Ipsa has so far resisted freedom of information requests from the PA news agency regarding staff turnover, releasing only the numbers of employees starting and leaving work in MPs’ offices but redacting the names of the MPs.
The body said providing the names of the MPs could enable the public to identify individual members of staff by “triangulation”, and thus breach data protection rules.
But the anonymised data showed some MPs had extremely high levels of turnover, with more than five people leaving their offices every year when most have only four or five employees in total.
Ms Symmons, whose union has called for an independent HR department in Parliament, added: “Our campaign to reform the employment structures for MPs’ staff continues.
“But, until that is achieved, we call on Ipsa to play their part in the efforts to radically change the working culture in Parliament – and come clean on the offices where change is most needed.”

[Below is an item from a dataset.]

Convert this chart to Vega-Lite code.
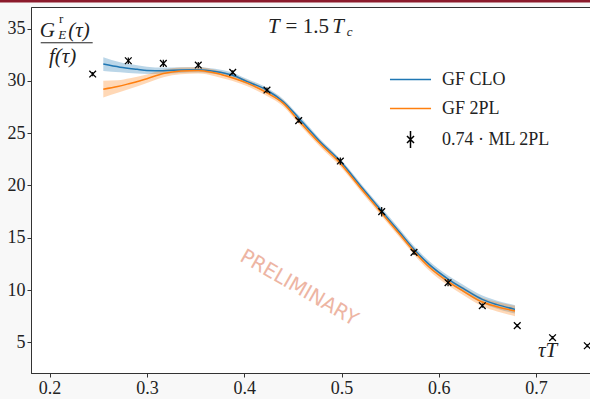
{
  "$schema": "https://vega.github.io/schema/vega-lite/v6.json",
  "width": 560,
  "height": 366,
  "autosize": {"type": "none"},
  "padding": {"left": 31, "top": 7, "right": 0, "bottom": 26},
  "background": "#f8f8f8",
  "view": {"fill": "white", "stroke": "#333", "strokeWidth": 1},
  "config": {
    "axis": {
      "grid": false,
      "labelFont": "Liberation Serif",
      "labelFontSize": 18,
      "labelColor": "#222",
      "tickColor": "#333",
      "domainColor": "#333",
      "tickSize": 4,
      "title": null
    },
    "legend": {
      "labelFont": "Liberation Serif",
      "labelFontSize": 18,
      "labelColor": "#222"
    }
  },
  "datasets": {
    "curves": [
      {"series": "GF CLO", "x": 0.2552, "y": 31.6, "lo": 30.95, "hi": 32.25},
      {"series": "GF CLO", "x": 0.2724, "y": 31.3, "lo": 30.82, "hi": 31.78},
      {"series": "GF CLO", "x": 0.29, "y": 31.1, "lo": 30.7, "hi": 31.5},
      {"series": "GF CLO", "x": 0.30, "y": 31.0, "lo": 30.65, "hi": 31.35},
      {"series": "GF CLO", "x": 0.3169, "y": 30.97, "lo": 30.67, "hi": 31.27},
      {"series": "GF CLO", "x": 0.334, "y": 31.03, "lo": 30.76, "hi": 31.3},
      {"series": "GF CLO", "x": 0.3528, "y": 31.05, "lo": 30.8, "hi": 31.3},
      {"series": "GF CLO", "x": 0.37, "y": 30.9, "lo": 30.65, "hi": 31.15},
      {"series": "GF CLO", "x": 0.3875, "y": 30.55, "lo": 30.3, "hi": 30.8},
      {"series": "GF CLO", "x": 0.4026, "y": 29.95, "lo": 29.7, "hi": 30.2},
      {"series": "GF CLO", "x": 0.4234, "y": 29.1, "lo": 28.85, "hi": 29.35},
      {"series": "GF CLO", "x": 0.4402, "y": 28.0, "lo": 27.75, "hi": 28.25},
      {"series": "GF CLO", "x": 0.456, "y": 26.45, "lo": 26.2, "hi": 26.7},
      {"series": "GF CLO", "x": 0.4779, "y": 24.2, "lo": 23.95, "hi": 24.45},
      {"series": "GF CLO", "x": 0.4988, "y": 22.3, "lo": 22.05, "hi": 22.55},
      {"series": "GF CLO", "x": 0.52, "y": 19.9, "lo": 19.63, "hi": 20.17},
      {"series": "GF CLO", "x": 0.5413, "y": 17.55, "lo": 17.27, "hi": 17.83},
      {"series": "GF CLO", "x": 0.56, "y": 15.5, "lo": 15.2, "hi": 15.8},
      {"series": "GF CLO", "x": 0.5745, "y": 13.9, "lo": 13.6, "hi": 14.2},
      {"series": "GF CLO", "x": 0.59, "y": 12.45, "lo": 12.13, "hi": 12.77},
      {"series": "GF CLO", "x": 0.6095, "y": 11.05, "lo": 10.72, "hi": 11.38},
      {"series": "GF CLO", "x": 0.625, "y": 10.15, "lo": 9.8, "hi": 10.5},
      {"series": "GF CLO", "x": 0.6447, "y": 9.1, "lo": 8.73, "hi": 9.47},
      {"series": "GF CLO", "x": 0.66, "y": 8.6, "lo": 8.22, "hi": 8.98},
      {"series": "GF CLO", "x": 0.6783, "y": 8.15, "lo": 7.75, "hi": 8.55},
      {"series": "GF 2PL", "x": 0.2552, "y": 29.2, "lo": 28.4, "hi": 30.0},
      {"series": "GF 2PL", "x": 0.27, "y": 29.45, "lo": 28.85, "hi": 30.05},
      {"series": "GF 2PL", "x": 0.2826, "y": 29.75, "lo": 29.25, "hi": 30.25},
      {"series": "GF 2PL", "x": 0.30, "y": 30.2, "lo": 29.8, "hi": 30.6},
      {"series": "GF 2PL", "x": 0.3169, "y": 30.7, "lo": 30.35, "hi": 31.05},
      {"series": "GF 2PL", "x": 0.335, "y": 30.95, "lo": 30.63, "hi": 31.27},
      {"series": "GF 2PL", "x": 0.3528, "y": 31.0, "lo": 30.7, "hi": 31.3},
      {"series": "GF 2PL", "x": 0.37, "y": 30.75, "lo": 30.45, "hi": 31.05},
      {"series": "GF 2PL", "x": 0.3875, "y": 30.3, "lo": 30.0, "hi": 30.6},
      {"series": "GF 2PL", "x": 0.4026, "y": 29.8, "lo": 29.5, "hi": 30.1},
      {"series": "GF 2PL", "x": 0.4234, "y": 28.85, "lo": 28.55, "hi": 29.15},
      {"series": "GF 2PL", "x": 0.4402, "y": 27.85, "lo": 27.55, "hi": 28.15},
      {"series": "GF 2PL", "x": 0.456, "y": 26.2, "lo": 25.9, "hi": 26.5},
      {"series": "GF 2PL", "x": 0.4779, "y": 24.0, "lo": 23.7, "hi": 24.3},
      {"series": "GF 2PL", "x": 0.4988, "y": 22.1, "lo": 21.8, "hi": 22.4},
      {"series": "GF 2PL", "x": 0.52, "y": 19.7, "lo": 19.4, "hi": 20.0},
      {"series": "GF 2PL", "x": 0.5413, "y": 17.35, "lo": 17.05, "hi": 17.65},
      {"series": "GF 2PL", "x": 0.56, "y": 15.3, "lo": 15.0, "hi": 15.6},
      {"series": "GF 2PL", "x": 0.5745, "y": 13.7, "lo": 13.38, "hi": 14.02},
      {"series": "GF 2PL", "x": 0.59, "y": 12.2, "lo": 11.87, "hi": 12.53},
      {"series": "GF 2PL", "x": 0.6095, "y": 10.8, "lo": 10.45, "hi": 11.15},
      {"series": "GF 2PL", "x": 0.625, "y": 9.9, "lo": 9.52, "hi": 10.28},
      {"series": "GF 2PL", "x": 0.6447, "y": 8.85, "lo": 8.45, "hi": 9.25},
      {"series": "GF 2PL", "x": 0.66, "y": 8.4, "lo": 7.95, "hi": 8.85},
      {"series": "GF 2PL", "x": 0.6783, "y": 8.0, "lo": 7.5, "hi": 8.5}
    ],
    "points": [
      {"x": 0.2443, "y": 30.65, "err": 0.2},
      {"x": 0.2809, "y": 31.92, "err": 0.3},
      {"x": 0.3169, "y": 31.67, "err": 0.35},
      {"x": 0.3528, "y": 31.51, "err": 0.3},
      {"x": 0.3882, "y": 30.81, "err": 0.2},
      {"x": 0.4234, "y": 29.12, "err": 0.25},
      {"x": 0.456, "y": 26.19, "err": 0.2},
      {"x": 0.4988, "y": 22.33, "err": 0.35},
      {"x": 0.5413, "y": 17.49, "err": 0.45},
      {"x": 0.5745, "y": 13.6, "err": 0.25},
      {"x": 0.6095, "y": 10.7, "err": 0.35},
      {"x": 0.6447, "y": 8.5, "err": 0.2},
      {"x": 0.6806, "y": 6.59, "err": 0.15},
      {"x": 0.7169, "y": 5.44, "err": 0.15},
      {"x": 0.7526, "y": 4.67, "err": 0.15}
    ],
    "bigItalic": [
      {"text": "T", "x": 0.4245, "y": 34.57},
      {"text": "T", "x": 0.4905, "y": 34.57},
      {"text": "G", "x": 0.1899, "y": 34.19},
      {"text": "(τ)", "x": 0.2192, "y": 34.19},
      {"text": "f(τ)", "x": 0.1994, "y": 31.7},
      {"text": "τT", "x": 0.702, "y": 3.59}
    ],
    "bigRoman": [
      {"text": "= 1.5", "x": 0.4425, "y": 34.57}
    ],
    "smallItalic": [
      {"text": "c", "x": 0.5055, "y": 34.28},
      {"text": "E", "x": 0.2088, "y": 34.0}
    ],
    "smallRoman": [
      {"text": "r", "x": 0.2098, "y": 35.55}
    ],
    "fracLine": [
      {"x": 0.1909, "x2": 0.2443, "y": 33.64}
    ],
    "topBar": [
      {"x": 0.14, "x2": 0.77, "y": 37.63}
    ],
    "watermark": [
      {"text": "PRELIMINARY", "x": 0.4563, "y": 10.19}
    ]
  },
  "encoding": {
    "x": {"field": "x", "type": "quantitative", "scale": {"domain": [0.1809, 0.7564], "nice": false, "zero": false}, "axis": {"values": [0.2, 0.3, 0.4, 0.5, 0.6, 0.7], "format": ".1f", "labelFont": "Liberation Serif", "labelFontSize": 18}},
    "y": {"field": "y", "type": "quantitative", "scale": {"domain": [2.065, 37.06], "nice": false, "zero": false}, "axis": {"values": [5, 10, 15, 20, 25, 30, 35], "format": "d", "labelPadding": 2, "labelFont": "Liberation Serif", "labelFontSize": 18}}
  },
  "layer": [
    {
      "data": {"name": "watermark"},
      "mark": {"type": "text", "angle": 30, "font": "DejaVu Sans", "fontSize": 20, "color": "#eba993", "opacity": 0.85, "align": "center", "baseline": "middle"},
      "encoding": {"text": {"field": "text"}}
    },
    {
      "data": {"name": "curves"},
      "mark": {"type": "area", "opacity": 0.3, "interpolate": "monotone"},
      "encoding": {
        "y": {"field": "lo", "type": "quantitative"},
        "y2": {"field": "hi"},
        "fill": {"field": "series", "type": "nominal", "scale": {"domain": ["GF CLO", "GF 2PL"], "range": ["#1f77b4", "#ff7f0e"]}, "legend": null}
      }
    },
    {
      "data": {"name": "curves"},
      "mark": {"type": "line", "strokeWidth": 1.5, "interpolate": "monotone"},
      "encoding": {
        "color": {
          "field": "series", "type": "nominal",
          "scale": {"domain": ["GF CLO", "GF 2PL", "0.74 · ML 2PL"], "range": ["#1f77b4", "#ff7f0e", "black"]},
          "legend": {
            "title": null,
            "orient": "none",
            "legendX": 369,
            "legendY": 62,
            "symbolType": "stroke",
            "symbolSize": 361,
            "symbolStrokeWidth": 1.5,
            "labelOffset": 21,
            "rowPadding": 9,
            "padding": 0,
            "encode": {
              "symbols": {
                "update": {
                  "shape": {"signal": "datum.value === '0.74 · ML 2PL' ? 'M-0.37,-0.37L0.37,0.37M-0.37,0.37L0.37,-0.37M0,-0.9L0,0.9' : 'M-2.16,0L2.16,0'"}
                }
              }
            }
          }
        }
      }
    },
    {
      "data": {"name": "points"},
      "transform": [
        {"calculate": "datum.y - datum.err", "as": "ylo"},
        {"calculate": "datum.y + datum.err", "as": "yhi"}
      ],
      "mark": {"type": "rule", "color": "black", "strokeWidth": 1.2},
      "encoding": {
        "y": {"field": "ylo", "type": "quantitative"},
        "y2": {"field": "yhi"}
      }
    },
    {
      "data": {"name": "points"},
      "mark": {"type": "point", "shape": "M-1,-1L1,1M-1,1L1,-1", "size": 45, "filled": false, "color": "black", "strokeWidth": 1.3, "opacity": 1}
    },
    {
      "data": {"name": "fracLine"},
      "mark": {"type": "rule", "color": "#222", "strokeWidth": 1},
      "encoding": {"x2": {"field": "x2"}}
    },
    {
      "data": {"name": "topBar"},
      "mark": {"type": "rule", "color": "#8b1a2b", "strokeWidth": 3, "clip": false},
      "encoding": {"x2": {"field": "x2"}}
    },
    {
      "data": {"name": "bigItalic"},
      "mark": {"type": "text", "font": "Liberation Serif", "fontStyle": "italic", "fontSize": 21, "color": "#222", "align": "left", "baseline": "alphabetic"},
      "encoding": {"text": {"field": "text"}}
    },
    {
      "data": {"name": "bigRoman"},
      "mark": {"type": "text", "font": "Liberation Serif", "fontSize": 21, "color": "#222", "align": "left", "baseline": "alphabetic"},
      "encoding": {"text": {"field": "text"}}
    },
    {
      "data": {"name": "smallItalic"},
      "mark": {"type": "text", "font": "Liberation Serif", "fontStyle": "italic", "fontSize": 13, "color": "#222", "align": "left", "baseline": "alphabetic"},
      "encoding": {"text": {"field": "text"}}
    },
    {
      "data": {"name": "smallRoman"},
      "mark": {"type": "text", "font": "Liberation Serif", "fontSize": 13, "color": "#222", "align": "left", "baseline": "alphabetic"},
      "encoding": {"text": {"field": "text"}}
    }
  ]
}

Warrington North Labour MP Charlotte Nichols also called for more transparency from Ipsa, saying there are “sadly too many examples of incredibly poor practice”.
“Ipsa is the only body which can track and monitor this, and it is only right that this information is released so questions can be asked about why some MPs have such an incredibly high turnover and why they cannot retain staff.”
A spokesman for Ipsa said: “MPs are public figures and scrutiny of them and accountability to the electorate are fundamental elements of democracy. However, the employees of MPs are not public figures, and any public interest consideration is very different from that of their employers.
“Ipsa believes that disclosing the name of the employing MP brings a high risk of the indirect identification of current and former staff.
“Ipsa is committed to improving the working conditions and welfare of those who work for Members of Parliament and recognises the hugely valuable work that they do.”